— Begin ITEMS —

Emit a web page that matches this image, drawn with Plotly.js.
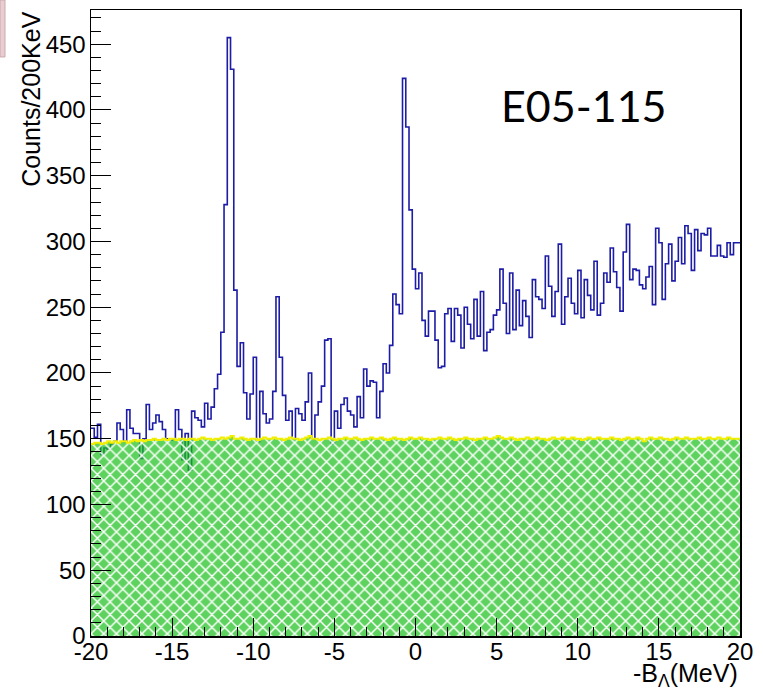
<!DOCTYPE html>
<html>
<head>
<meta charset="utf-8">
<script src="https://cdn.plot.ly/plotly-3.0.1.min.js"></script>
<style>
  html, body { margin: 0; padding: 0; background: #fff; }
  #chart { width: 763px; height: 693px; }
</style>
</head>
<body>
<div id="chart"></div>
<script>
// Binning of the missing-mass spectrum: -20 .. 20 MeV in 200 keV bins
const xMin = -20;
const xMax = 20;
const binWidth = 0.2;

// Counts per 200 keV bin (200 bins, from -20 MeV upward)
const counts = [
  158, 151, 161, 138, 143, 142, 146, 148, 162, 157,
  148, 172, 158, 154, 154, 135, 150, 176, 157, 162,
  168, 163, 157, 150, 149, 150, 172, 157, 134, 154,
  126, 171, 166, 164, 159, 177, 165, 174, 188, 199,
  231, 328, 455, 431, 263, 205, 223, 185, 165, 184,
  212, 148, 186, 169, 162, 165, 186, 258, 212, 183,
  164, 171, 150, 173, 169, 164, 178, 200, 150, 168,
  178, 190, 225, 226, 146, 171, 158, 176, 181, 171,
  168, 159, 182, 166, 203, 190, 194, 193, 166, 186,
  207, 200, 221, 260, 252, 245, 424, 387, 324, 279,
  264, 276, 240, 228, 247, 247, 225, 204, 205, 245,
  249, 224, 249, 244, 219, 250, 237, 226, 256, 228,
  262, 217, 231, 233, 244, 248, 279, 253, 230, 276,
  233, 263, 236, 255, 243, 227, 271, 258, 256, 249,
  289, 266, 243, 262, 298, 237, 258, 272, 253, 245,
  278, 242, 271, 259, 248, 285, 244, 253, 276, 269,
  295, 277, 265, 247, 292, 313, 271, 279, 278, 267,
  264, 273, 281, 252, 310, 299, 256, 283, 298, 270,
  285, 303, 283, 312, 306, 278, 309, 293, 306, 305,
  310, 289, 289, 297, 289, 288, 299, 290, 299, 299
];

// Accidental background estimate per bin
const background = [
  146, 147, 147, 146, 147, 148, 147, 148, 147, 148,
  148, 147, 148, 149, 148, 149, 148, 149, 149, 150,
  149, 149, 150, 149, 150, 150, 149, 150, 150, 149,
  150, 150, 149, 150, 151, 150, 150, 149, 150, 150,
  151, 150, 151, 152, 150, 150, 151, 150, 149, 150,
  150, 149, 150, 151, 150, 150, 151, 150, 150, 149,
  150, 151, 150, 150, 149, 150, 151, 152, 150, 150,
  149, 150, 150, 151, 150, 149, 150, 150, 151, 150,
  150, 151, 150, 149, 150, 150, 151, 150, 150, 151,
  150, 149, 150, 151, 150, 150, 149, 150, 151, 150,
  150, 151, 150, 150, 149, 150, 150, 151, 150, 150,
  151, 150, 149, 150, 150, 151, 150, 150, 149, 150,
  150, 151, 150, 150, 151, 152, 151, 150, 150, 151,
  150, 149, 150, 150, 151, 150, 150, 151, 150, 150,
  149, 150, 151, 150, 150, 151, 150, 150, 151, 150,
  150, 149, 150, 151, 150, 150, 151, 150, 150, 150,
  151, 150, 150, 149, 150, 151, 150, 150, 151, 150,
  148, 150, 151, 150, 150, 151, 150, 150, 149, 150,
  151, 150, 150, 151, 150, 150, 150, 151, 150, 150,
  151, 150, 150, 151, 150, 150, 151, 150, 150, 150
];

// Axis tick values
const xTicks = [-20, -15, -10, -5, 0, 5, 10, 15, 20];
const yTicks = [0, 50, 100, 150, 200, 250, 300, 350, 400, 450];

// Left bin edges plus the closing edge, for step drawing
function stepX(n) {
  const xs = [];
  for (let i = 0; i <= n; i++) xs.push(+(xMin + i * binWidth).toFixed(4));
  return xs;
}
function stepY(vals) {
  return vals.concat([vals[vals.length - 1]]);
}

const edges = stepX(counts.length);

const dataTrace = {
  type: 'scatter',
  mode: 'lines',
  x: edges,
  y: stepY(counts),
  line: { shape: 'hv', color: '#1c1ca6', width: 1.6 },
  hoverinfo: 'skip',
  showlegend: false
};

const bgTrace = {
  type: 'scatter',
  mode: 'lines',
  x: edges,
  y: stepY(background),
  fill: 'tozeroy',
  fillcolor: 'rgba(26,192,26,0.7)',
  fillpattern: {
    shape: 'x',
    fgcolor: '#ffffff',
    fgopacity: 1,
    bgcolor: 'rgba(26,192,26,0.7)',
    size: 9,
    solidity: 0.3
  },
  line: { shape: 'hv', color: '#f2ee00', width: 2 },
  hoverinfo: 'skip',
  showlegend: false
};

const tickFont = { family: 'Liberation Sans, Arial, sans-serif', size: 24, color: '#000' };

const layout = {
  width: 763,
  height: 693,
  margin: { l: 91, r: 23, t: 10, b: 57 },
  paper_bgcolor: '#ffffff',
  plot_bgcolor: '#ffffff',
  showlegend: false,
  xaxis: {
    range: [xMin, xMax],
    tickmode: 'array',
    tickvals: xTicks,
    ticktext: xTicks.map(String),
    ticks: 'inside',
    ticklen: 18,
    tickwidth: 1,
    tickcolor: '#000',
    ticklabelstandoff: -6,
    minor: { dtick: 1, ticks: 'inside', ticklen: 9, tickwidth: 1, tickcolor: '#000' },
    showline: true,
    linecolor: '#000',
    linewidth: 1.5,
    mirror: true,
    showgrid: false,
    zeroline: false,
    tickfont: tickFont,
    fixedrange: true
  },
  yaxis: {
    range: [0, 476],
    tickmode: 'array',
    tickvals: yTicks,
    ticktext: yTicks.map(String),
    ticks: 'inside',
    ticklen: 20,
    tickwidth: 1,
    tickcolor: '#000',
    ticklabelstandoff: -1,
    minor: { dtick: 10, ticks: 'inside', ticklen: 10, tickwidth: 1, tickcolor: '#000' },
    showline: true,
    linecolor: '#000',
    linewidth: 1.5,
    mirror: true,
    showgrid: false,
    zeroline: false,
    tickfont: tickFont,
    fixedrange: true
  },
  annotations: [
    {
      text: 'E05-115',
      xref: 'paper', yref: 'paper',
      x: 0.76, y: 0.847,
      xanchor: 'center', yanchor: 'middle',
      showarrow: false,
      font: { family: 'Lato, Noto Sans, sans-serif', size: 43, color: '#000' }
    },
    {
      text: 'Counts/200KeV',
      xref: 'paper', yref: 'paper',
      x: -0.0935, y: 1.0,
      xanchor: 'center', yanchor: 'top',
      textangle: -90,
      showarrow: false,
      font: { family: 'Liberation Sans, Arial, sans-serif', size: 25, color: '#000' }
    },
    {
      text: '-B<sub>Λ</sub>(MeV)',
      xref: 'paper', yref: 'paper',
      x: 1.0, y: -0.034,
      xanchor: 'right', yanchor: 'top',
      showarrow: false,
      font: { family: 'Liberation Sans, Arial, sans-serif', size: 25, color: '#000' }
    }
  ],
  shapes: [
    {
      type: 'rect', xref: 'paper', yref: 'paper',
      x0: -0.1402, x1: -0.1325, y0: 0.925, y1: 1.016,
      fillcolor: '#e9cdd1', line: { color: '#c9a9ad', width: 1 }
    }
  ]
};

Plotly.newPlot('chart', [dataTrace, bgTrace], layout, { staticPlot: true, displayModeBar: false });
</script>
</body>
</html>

— End ITEMS —
— Begin ITEMS —

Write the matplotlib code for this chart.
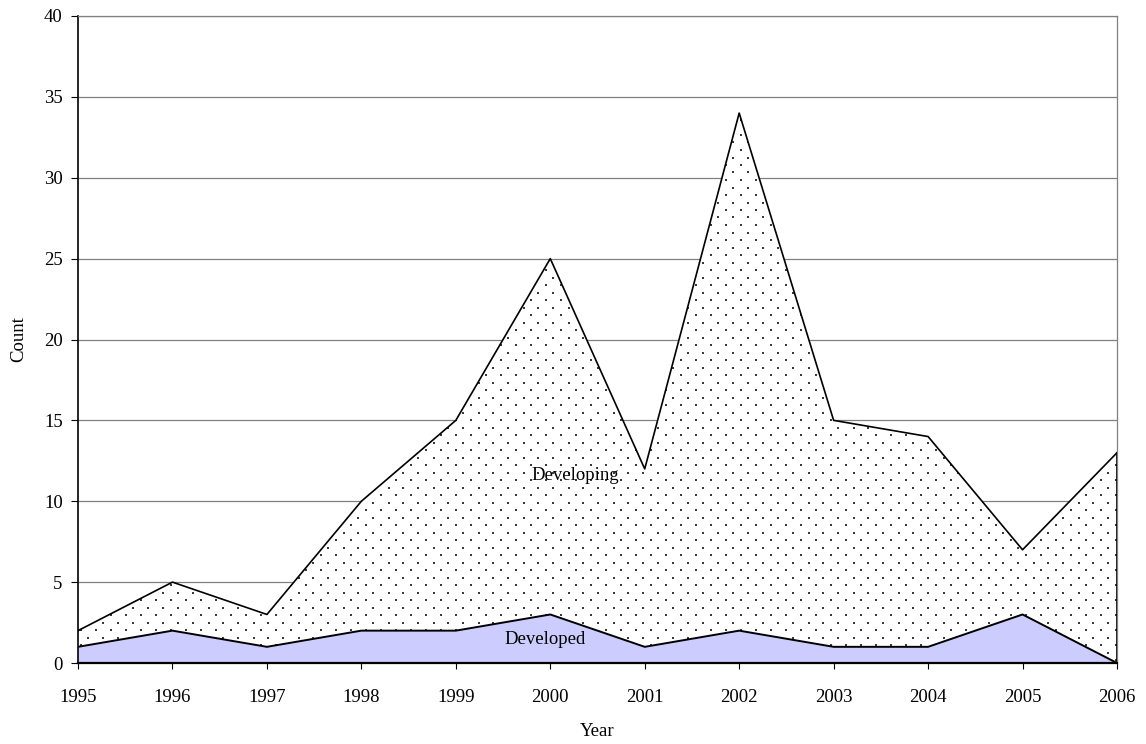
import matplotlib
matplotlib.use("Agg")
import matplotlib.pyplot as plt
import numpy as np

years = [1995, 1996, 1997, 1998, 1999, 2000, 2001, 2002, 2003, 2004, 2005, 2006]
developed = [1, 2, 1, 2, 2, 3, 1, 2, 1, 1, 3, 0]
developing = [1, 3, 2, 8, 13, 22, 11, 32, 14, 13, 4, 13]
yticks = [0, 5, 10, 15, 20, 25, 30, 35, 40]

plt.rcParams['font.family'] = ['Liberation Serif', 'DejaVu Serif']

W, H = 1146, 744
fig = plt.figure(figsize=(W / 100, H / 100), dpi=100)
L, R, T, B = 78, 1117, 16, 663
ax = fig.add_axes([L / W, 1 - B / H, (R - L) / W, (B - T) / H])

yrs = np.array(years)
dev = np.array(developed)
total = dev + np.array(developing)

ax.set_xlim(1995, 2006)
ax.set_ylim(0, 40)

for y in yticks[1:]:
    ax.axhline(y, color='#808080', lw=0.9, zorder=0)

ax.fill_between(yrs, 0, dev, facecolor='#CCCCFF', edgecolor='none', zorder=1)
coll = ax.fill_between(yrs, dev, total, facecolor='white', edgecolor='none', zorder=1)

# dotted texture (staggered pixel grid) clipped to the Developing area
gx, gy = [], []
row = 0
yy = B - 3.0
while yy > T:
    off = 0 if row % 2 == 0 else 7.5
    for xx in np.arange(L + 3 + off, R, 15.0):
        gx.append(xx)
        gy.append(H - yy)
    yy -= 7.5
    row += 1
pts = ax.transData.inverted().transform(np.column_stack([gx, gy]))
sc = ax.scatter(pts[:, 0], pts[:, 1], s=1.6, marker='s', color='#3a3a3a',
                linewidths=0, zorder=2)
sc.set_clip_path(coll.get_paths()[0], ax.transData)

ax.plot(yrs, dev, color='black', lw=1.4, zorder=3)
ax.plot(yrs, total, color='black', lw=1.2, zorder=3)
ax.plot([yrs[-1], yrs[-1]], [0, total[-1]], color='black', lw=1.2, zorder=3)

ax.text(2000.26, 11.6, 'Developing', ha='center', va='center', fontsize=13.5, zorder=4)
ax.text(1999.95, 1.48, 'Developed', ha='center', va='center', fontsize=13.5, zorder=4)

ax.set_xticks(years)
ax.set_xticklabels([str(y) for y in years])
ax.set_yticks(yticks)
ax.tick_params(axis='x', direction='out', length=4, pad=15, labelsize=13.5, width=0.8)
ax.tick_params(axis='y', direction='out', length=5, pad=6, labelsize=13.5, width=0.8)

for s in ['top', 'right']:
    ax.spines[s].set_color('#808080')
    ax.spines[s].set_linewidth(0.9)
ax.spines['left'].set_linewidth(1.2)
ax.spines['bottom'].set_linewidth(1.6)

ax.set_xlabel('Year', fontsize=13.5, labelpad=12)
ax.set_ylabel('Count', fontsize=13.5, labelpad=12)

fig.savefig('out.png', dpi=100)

— End ITEMS —

WHAT TO WORK ON:
Exactly reproduce the stretch that starts at the line containing "Write the matplotlib code for this chart." and ends at the line containing "facecolor='white', edgecolor='none', zorder=1)", both ends included; leave any pictures out.

THE ANSWER:
Write the matplotlib code for this chart.
import matplotlib
matplotlib.use("Agg")
import matplotlib.pyplot as plt
import numpy as np

years = [1995, 1996, 1997, 1998, 1999, 2000, 2001, 2002, 2003, 2004, 2005, 2006]
developed = [1, 2, 1, 2, 2, 3, 1, 2, 1, 1, 3, 0]
developing = [1, 3, 2, 8, 13, 22, 11, 32, 14, 13, 4, 13]
yticks = [0, 5, 10, 15, 20, 25, 30, 35, 40]

plt.rcParams['font.family'] = ['Liberation Serif', 'DejaVu Serif']

W, H = 1146, 744
fig = plt.figure(figsize=(W / 100, H / 100), dpi=100)
L, R, T, B = 78, 1117, 16, 663
ax = fig.add_axes([L / W, 1 - B / H, (R - L) / W, (B - T) / H])

yrs = np.array(years)
dev = np.array(developed)
total = dev + np.array(developing)

ax.set_xlim(1995, 2006)
ax.set_ylim(0, 40)

for y in yticks[1:]:
    ax.axhline(y, color='#808080', lw=0.9, zorder=0)

ax.fill_between(yrs, 0, dev, facecolor='#CCCCFF', edgecolor='none', zorder=1)
coll = ax.fill_between(yrs, dev, total, facecolor='white', edgecolor='none', zorder=1)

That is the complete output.